## TASK BRIEF
Restate the listing that follows word for word, without its pictures.

--- start of DATASET EXTRACT ---

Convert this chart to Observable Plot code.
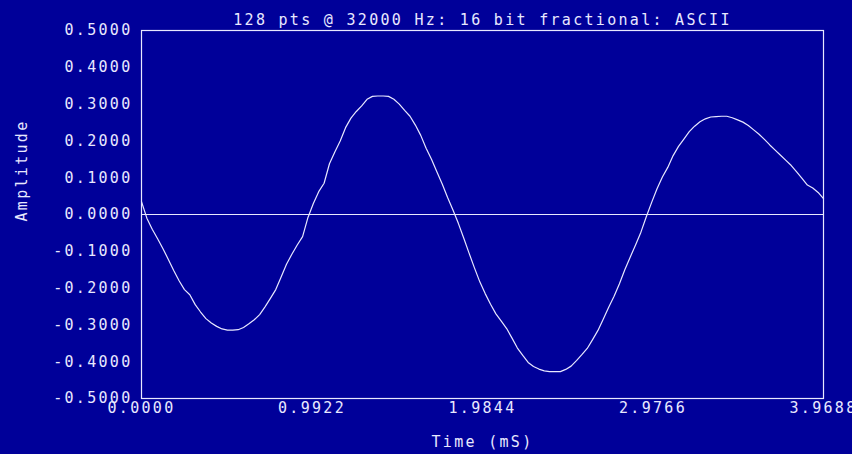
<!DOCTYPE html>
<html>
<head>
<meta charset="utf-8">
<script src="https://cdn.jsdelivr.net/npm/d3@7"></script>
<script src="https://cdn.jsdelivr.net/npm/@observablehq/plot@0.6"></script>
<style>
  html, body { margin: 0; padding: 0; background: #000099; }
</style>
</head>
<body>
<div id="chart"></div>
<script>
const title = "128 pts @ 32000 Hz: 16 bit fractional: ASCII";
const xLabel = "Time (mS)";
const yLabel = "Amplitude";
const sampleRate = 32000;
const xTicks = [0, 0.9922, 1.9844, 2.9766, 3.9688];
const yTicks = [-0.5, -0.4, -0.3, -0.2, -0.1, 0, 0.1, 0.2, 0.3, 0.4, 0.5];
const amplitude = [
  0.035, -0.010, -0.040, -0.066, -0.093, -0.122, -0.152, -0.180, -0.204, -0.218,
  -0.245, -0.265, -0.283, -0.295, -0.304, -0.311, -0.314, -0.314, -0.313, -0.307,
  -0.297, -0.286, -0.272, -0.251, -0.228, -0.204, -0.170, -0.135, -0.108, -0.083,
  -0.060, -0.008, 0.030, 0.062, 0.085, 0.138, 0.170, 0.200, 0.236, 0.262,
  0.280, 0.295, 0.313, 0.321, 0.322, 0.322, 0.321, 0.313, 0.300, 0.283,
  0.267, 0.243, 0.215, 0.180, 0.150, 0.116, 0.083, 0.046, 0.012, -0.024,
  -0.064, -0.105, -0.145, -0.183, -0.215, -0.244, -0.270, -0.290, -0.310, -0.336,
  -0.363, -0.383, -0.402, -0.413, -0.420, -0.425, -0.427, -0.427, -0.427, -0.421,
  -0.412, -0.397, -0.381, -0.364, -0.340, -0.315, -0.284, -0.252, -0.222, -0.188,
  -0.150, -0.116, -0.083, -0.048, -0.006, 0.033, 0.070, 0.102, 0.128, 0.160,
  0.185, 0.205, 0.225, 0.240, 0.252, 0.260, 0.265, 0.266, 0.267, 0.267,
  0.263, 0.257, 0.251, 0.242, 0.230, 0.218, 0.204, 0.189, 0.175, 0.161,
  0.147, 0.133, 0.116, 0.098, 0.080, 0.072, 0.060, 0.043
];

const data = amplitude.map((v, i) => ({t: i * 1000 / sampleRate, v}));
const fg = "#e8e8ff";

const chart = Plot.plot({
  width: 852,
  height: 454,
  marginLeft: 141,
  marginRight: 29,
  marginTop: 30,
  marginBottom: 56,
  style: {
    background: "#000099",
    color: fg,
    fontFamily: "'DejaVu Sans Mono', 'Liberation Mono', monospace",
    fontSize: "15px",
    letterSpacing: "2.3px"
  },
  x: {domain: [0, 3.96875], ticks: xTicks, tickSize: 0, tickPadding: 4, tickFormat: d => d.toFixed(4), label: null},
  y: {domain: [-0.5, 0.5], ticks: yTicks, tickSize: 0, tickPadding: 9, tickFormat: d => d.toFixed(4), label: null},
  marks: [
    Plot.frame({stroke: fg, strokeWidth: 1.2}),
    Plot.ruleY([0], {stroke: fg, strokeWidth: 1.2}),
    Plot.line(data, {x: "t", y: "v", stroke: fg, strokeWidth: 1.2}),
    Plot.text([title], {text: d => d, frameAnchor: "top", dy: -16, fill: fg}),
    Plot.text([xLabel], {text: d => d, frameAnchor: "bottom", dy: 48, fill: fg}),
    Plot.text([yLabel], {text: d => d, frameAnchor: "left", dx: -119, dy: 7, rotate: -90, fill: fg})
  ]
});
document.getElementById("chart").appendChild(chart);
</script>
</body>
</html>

--- end of DATASET EXTRACT ---

## EXERCISE OUTPUT
Convert this chart to Observable Plot code.
<!DOCTYPE html>
<html>
<head>
<meta charset="utf-8">
<script src="https://cdn.jsdelivr.net/npm/d3@7"></script>
<script src="https://cdn.jsdelivr.net/npm/@observablehq/plot@0.6"></script>
<style>
  html, body { margin: 0; padding: 0; background: #000099; }
</style>
</head>
<body>
<div id="chart"></div>
<script>
const title = "128 pts @ 32000 Hz: 16 bit fractional: ASCII";
const xLabel = "Time (mS)";
const yLabel = "Amplitude";
const sampleRate = 32000;
const xTicks = [0, 0.9922, 1.9844, 2.9766, 3.9688];
const yTicks = [-0.5, -0.4, -0.3, -0.2, -0.1, 0, 0.1, 0.2, 0.3, 0.4, 0.5];
const amplitude = [
  0.035, -0.010, -0.040, -0.066, -0.093, -0.122, -0.152, -0.180, -0.204, -0.218,
  -0.245, -0.265, -0.283, -0.295, -0.304, -0.311, -0.314, -0.314, -0.313, -0.307,
  -0.297, -0.286, -0.272, -0.251, -0.228, -0.204, -0.170, -0.135, -0.108, -0.083,
  -0.060, -0.008, 0.030, 0.062, 0.085, 0.138, 0.170, 0.200, 0.236, 0.262,
  0.280, 0.295, 0.313, 0.321, 0.322, 0.322, 0.321, 0.313, 0.300, 0.283,
  0.267, 0.243, 0.215, 0.180, 0.150, 0.116, 0.083, 0.046, 0.012, -0.024,
  -0.064, -0.105, -0.145, -0.183, -0.215, -0.244, -0.270, -0.290, -0.310, -0.336,
  -0.363, -0.383, -0.402, -0.413, -0.420, -0.425, -0.427, -0.427, -0.427, -0.421,
  -0.412, -0.397, -0.381, -0.364, -0.340, -0.315, -0.284, -0.252, -0.222, -0.188,
  -0.150, -0.116, -0.083, -0.048, -0.006, 0.033, 0.070, 0.102, 0.128, 0.160,
  0.185, 0.205, 0.225, 0.240, 0.252, 0.260, 0.265, 0.266, 0.267, 0.267,
  0.263, 0.257, 0.251, 0.242, 0.230, 0.218, 0.204, 0.189, 0.175, 0.161,
  0.147, 0.133, 0.116, 0.098, 0.080, 0.072, 0.060, 0.043
];

const data = amplitude.map((v, i) => ({t: i * 1000 / sampleRate, v}));
const fg = "#e8e8ff";

const chart = Plot.plot({
  width: 852,
  height: 454,
  marginLeft: 141,
  marginRight: 29,
  marginTop: 30,
  marginBottom: 56,
  style: {
    background: "#000099",
    color: fg,
    fontFamily: "'DejaVu Sans Mono', 'Liberation Mono', monospace",
    fontSize: "15px",
    letterSpacing: "2.3px"
  },
  x: {domain: [0, 3.96875], ticks: xTicks, tickSize: 0, tickPadding: 4, tickFormat: d => d.toFixed(4), label: null},
  y: {domain: [-0.5, 0.5], ticks: yTicks, tickSize: 0, tickPadding: 9, tickFormat: d => d.toFixed(4), label: null},
  marks: [
    Plot.frame({stroke: fg, strokeWidth: 1.2}),
    Plot.ruleY([0], {stroke: fg, strokeWidth: 1.2}),
    Plot.line(data, {x: "t", y: "v", stroke: fg, strokeWidth: 1.2}),
    Plot.text([title], {text: d => d, frameAnchor: "top", dy: -16, fill: fg}),
    Plot.text([xLabel], {text: d => d, frameAnchor: "bottom", dy: 48, fill: fg}),
    Plot.text([yLabel], {text: d => d, frameAnchor: "left", dx: -119, dy: 7, rotate: -90, fill: fg})
  ]
});
document.getElementById("chart").appendChild(chart);
</script>
</body>
</html>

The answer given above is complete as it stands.